■ **Data lines**
============================================================

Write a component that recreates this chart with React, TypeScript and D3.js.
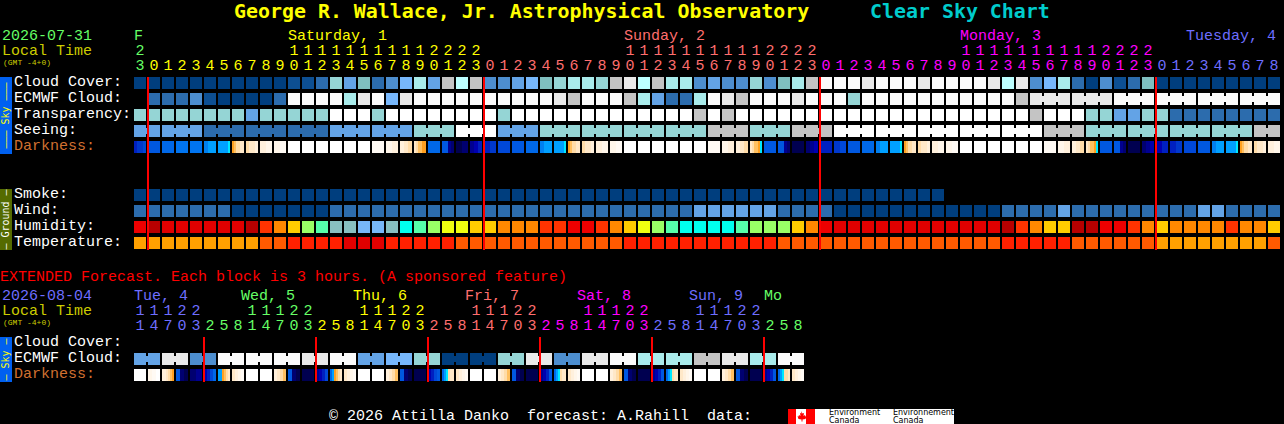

============================================================

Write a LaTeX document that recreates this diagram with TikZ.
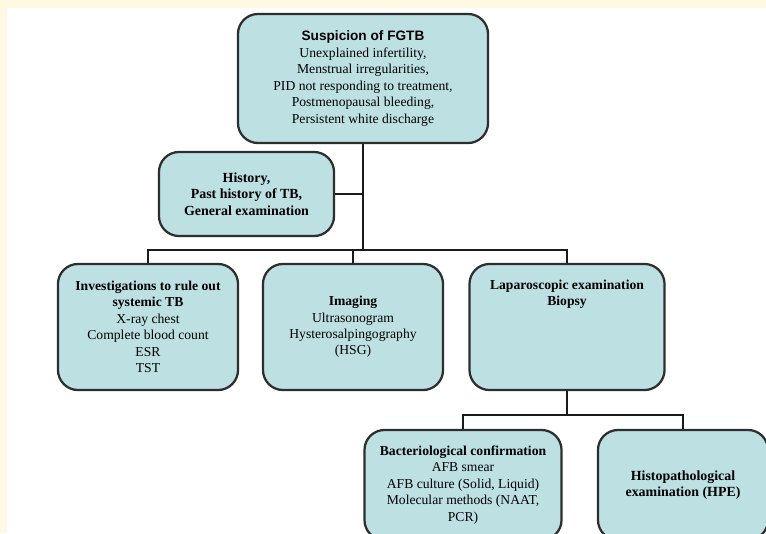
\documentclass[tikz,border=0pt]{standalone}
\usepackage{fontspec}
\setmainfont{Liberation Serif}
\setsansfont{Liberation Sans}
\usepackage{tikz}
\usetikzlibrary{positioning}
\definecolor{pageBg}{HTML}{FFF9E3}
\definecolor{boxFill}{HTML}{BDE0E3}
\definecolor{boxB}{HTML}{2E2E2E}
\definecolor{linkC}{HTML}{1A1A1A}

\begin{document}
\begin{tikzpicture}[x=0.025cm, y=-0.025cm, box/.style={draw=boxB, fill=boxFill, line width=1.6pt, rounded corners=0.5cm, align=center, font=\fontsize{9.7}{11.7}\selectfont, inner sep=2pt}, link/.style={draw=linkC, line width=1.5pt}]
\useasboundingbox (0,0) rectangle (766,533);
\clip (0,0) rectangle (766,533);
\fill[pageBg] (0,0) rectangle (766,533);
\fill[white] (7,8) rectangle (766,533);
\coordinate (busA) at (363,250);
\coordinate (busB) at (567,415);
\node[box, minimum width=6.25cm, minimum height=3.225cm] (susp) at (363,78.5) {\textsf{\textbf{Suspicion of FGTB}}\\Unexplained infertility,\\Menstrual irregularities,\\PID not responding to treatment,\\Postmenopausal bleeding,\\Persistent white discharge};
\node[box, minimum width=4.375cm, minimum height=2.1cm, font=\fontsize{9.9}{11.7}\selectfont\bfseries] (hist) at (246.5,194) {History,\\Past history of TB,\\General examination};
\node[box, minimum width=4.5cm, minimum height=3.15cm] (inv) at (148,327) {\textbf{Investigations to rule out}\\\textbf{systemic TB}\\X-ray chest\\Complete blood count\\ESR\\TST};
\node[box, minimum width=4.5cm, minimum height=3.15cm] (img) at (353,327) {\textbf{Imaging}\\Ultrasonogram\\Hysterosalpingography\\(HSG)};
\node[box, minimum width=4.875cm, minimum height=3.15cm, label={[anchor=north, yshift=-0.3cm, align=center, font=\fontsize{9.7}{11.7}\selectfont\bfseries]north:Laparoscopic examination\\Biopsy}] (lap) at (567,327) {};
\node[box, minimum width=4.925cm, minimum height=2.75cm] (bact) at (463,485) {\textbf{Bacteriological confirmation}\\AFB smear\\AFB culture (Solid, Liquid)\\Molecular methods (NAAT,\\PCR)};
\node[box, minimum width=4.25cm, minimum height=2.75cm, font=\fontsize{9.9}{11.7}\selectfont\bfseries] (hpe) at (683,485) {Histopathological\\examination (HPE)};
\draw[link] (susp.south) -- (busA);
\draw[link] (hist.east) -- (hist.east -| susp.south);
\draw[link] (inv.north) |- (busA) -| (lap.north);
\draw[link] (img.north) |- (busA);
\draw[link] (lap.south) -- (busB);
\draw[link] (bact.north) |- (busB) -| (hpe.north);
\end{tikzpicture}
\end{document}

============================================================

■ **Exercise prompt**
Give only the number of lines in the material above that include the word "with".

■ **Full output**
2